When asked how likely they are to use an AI assistant, 33% say
they are unlikely and would rather do their own research, and 8% say never. But 25% are somewhat likely to use an AI assistant, 20% are very likely to start and 15% are already on board.
What
are consumers worried about when it comes to AI? A fourth say misuse of their personal data is their top concern. And 40% would trust an email less if they knew it was written by AI.
On
the marketing side, brands face these challenges when trying to adopt AI:
- Team lacks skills to evaluate or deploy AI solutions—26.6%
- Poor data
quality undermines AI effectiveness—25.1%
- Difficulty proving ROI or measuring outcomes—23.2%
- Integration challenges with existing
systems—33.6%
- Budget constraints or unclear funding—21.4%
- Leadership doesn’t understand AI’s value—15.8%
- Vendor landscape is too confusing—7.4%
- No significant challenges—20.3%
Meanwhile, the marketers surveyed report their levels of AI
maturity as follows:
- Research & development—Building or training proprietary AI models, but not yet actively deployed in marketing workflows—19.9%
- Piloting—Testing AI tools with a limited scope--19.9%
- Exploring—Researching AI options or use cases, but haven’t started
pilots--17.5%
- Scaling—Expanding successful AI initiatives across marketing—13.8%
- Integrated—AI is embedded throughout marketing operations—11.7%
- Paused—Tried AI, but either the results didn’t meet expectations, costs were too high, lacked the right talent to manage, or another reason—3%
- No current AI
initiatives—14.3%
Meanwhile, 42.9% of marketers expect to increase their spending on email this year.

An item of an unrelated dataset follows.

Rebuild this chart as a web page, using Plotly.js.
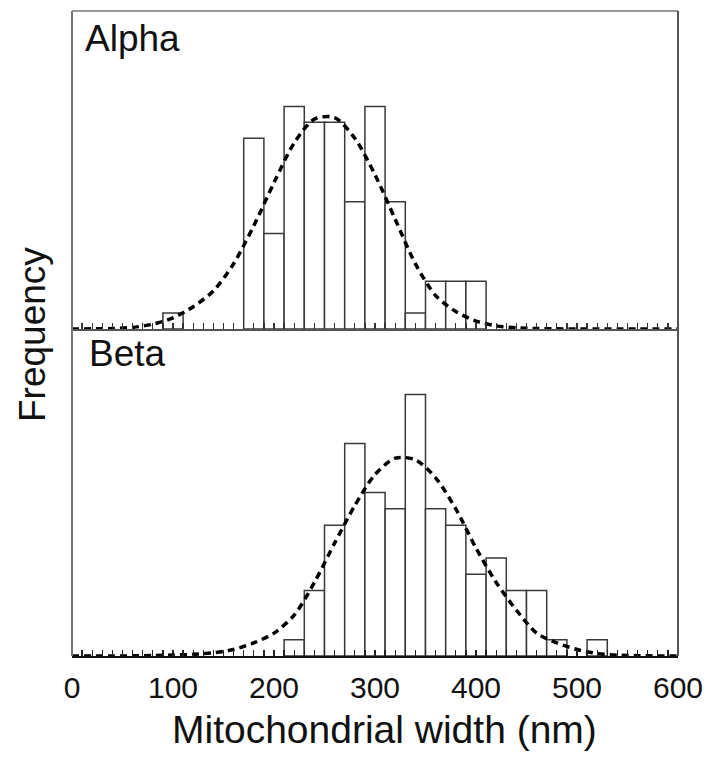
<!DOCTYPE html>
<html>
<head>
<meta charset="utf-8">
<script src="https://cdn.plot.ly/plotly-3.0.1.min.js"></script>
<style>html,body{margin:0;padding:0;background:#fff;}#chart{width:707px;height:760px;}</style>
</head>
<body>
<div id="chart"></div>
<script>
// Alpha histogram (bin centers, nm; bin width 20 nm)
var alphaBins = [100, 180, 200, 220, 240, 260, 280, 300, 320, 340, 360, 380, 400];
var alphaCounts = [1, 12, 6, 14, 13, 13, 8, 14, 8, 1, 3, 3, 3];
// Beta histogram
var betaBins = [220, 240, 260, 280, 300, 320, 340, 360, 380, 400, 420, 440, 460, 480, 520];
var betaCounts = [1, 4, 8, 13, 10, 9, 16, 9, 8, 5, 6, 4, 4, 1, 1];
// Fitted curves
var fitX = [0, 20, 40, 60, 80, 100, 120, 140, 160, 180, 200, 220, 240, 260, 280, 300,
            320, 340, 360, 380, 400, 420, 440, 460, 480, 500, 520, 540, 560, 580, 600];
var alphaFit = [0, 0.01, 0.03, 0.1, 0.3, 0.7, 1.4, 2.4, 4.1, 6.5, 9.2, 11.7, 13.2, 13.3, 12.0, 9.7,
                6.9, 4.1, 2.1, 1.1, 0.5, 0.2, 0.08, 0.03, 0.01, 0, 0, 0, 0, 0, 0];
var betaFit = [0, 0, 0, 0.01, 0.03, 0.06, 0.1, 0.2, 0.4, 0.8, 1.4, 2.5, 4.5, 6.9, 9.2, 11.1,
               12.1, 12.0, 10.9, 9.0, 6.6, 4.5, 2.8, 1.4, 0.8, 0.4, 0.15, 0.05, 0.02, 0, 0];
var xTickVals = [0, 100, 200, 300, 400, 500, 600];
var xTickText = ['0', '100', '200', '300', '400', '500', '600'];
var panelLabels = ['Alpha', 'Beta'];

var FONT = 'Liberation Sans, Arial, Helvetica, sans-serif';
var barStyle = {color: '#ffffff', line: {color: '#3a3a3a', width: 1.5}};
var fitLine = {color: '#000000', width: 3.5, dash: '7px,5px', shape: 'spline', smoothing: 0.8};

var traces = [
  {type: 'bar', x: alphaBins, y: alphaCounts, width: 20, xaxis: 'x2', yaxis: 'y2', marker: barStyle, hoverinfo: 'x+y'},
  {type: 'scatter', mode: 'lines', x: fitX, y: alphaFit, xaxis: 'x2', yaxis: 'y2', line: fitLine},
  {type: 'bar', x: betaBins, y: betaCounts, width: 20, xaxis: 'x', yaxis: 'y', marker: barStyle, hoverinfo: 'x+y'},
  {type: 'scatter', mode: 'lines', x: fitX, y: betaFit, xaxis: 'x', yaxis: 'y', line: fitLine}
];

var split = 0.507;
var layout = {
  width: 707, height: 760,
  margin: {l: 72, r: 29, t: 11, b: 104},
  paper_bgcolor: '#ffffff', plot_bgcolor: '#ffffff',
  showlegend: false,
  bargap: 0,
  font: {family: FONT, color: '#111'},
  xaxis: {
    anchor: 'y', range: [0, 600], showgrid: false, zeroline: false,
    showline: true, linecolor: '#111', linewidth: 2,
    tickmode: 'array', tickvals: xTickVals, ticktext: xTickText,
    ticks: 'inside', ticklen: 6, tickwidth: 1.3, tickcolor: '#222',
    minor: {dtick: 10, ticks: 'inside', ticklen: 6, tickwidth: 1.3, tickcolor: '#222'},
    tickfont: {size: 30, family: FONT, color: '#111'},
    ticklabelstandoff: 4
  },
  xaxis2: {
    anchor: 'y2', matches: 'x', range: [0, 600], showgrid: false, zeroline: false,
    showline: true, linecolor: '#555', linewidth: 2, showticklabels: false,
    tickmode: 'array', tickvals: xTickVals,
    ticks: 'inside', ticklen: 6, tickwidth: 1.3, tickcolor: '#333',
    minor: {dtick: 10, ticks: 'inside', ticklen: 6, tickwidth: 1.3, tickcolor: '#333'}
  },
  yaxis: {domain: [0, split], range: [0, 20], showgrid: false, zeroline: false, showticklabels: false, ticks: ''},
  yaxis2: {domain: [split, 1], range: [0, 20], showgrid: false, zeroline: false, showticklabels: false, ticks: ''},
  shapes: [
    {type: 'line', xref: 'paper', yref: 'paper', x0: 0, x1: 1, y0: 1, y1: 1, line: {color: '#999', width: 2}},
    {type: 'line', xref: 'paper', yref: 'paper', x0: 0, x1: 0, y0: 0, y1: 1, line: {color: '#777', width: 2}},
    {type: 'line', xref: 'paper', yref: 'paper', x0: 1, x1: 1, y0: 0, y1: 1, line: {color: '#555', width: 2}}
  ],
  annotations: [
    {text: panelLabels[0], xref: 'paper', yref: 'paper', x: 0.018, y: 0.958, xanchor: 'left', yanchor: 'middle',
     showarrow: false, font: {size: 37, family: FONT, color: '#111'}},
    {text: panelLabels[1], xref: 'paper', yref: 'paper', x: 0.024, y: 0.469, xanchor: 'left', yanchor: 'middle',
     showarrow: false, font: {size: 37, family: FONT, color: '#111'}},
    {text: 'Frequency', xref: 'paper', yref: 'paper', x: -0.064, y: 0.498, xanchor: 'center', yanchor: 'middle',
     textangle: -90, showarrow: false, font: {size: 37, family: FONT, color: '#111'}},
    {text: 'Mitochondrial width (nm)', xref: 'paper', yref: 'paper', x: 0.515, y: -0.114, xanchor: 'center', yanchor: 'middle',
     showarrow: false, font: {size: 39, family: FONT, color: '#111'}}
  ]
};

Plotly.newPlot('chart', traces, layout, {displayModeBar: false, staticPlot: true});
</script>
</body>
</html>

However, email is second to paid social, at 45.7%. Other advances
are reported in SEO and GEO, including AI-powered search and discovery (38.7%), events (35.3%), influencer and creative partnerships (30,8%) and paid search (29%). Meanwhile, 27.7% are increasing
their spend on movile and SMS.
"Marketers and consumers are at an inflection point," says Cynthia Price, senior vice president of marketing at Validity, in a statement. "Brands
are scaling campaigns with AI, while consumers are letting AI tools curate their inboxes—and that shift creates a real opening for the brands that get ahead of it. The ones who invest in smarter
measurement, optimize for AI-driven discovery, and get their foundational data in order won't just stay visible—they'll pull ahead."
Validity surveyed 500 individuals who are employed
full-time in marketing in January and 1,000 consumers in May.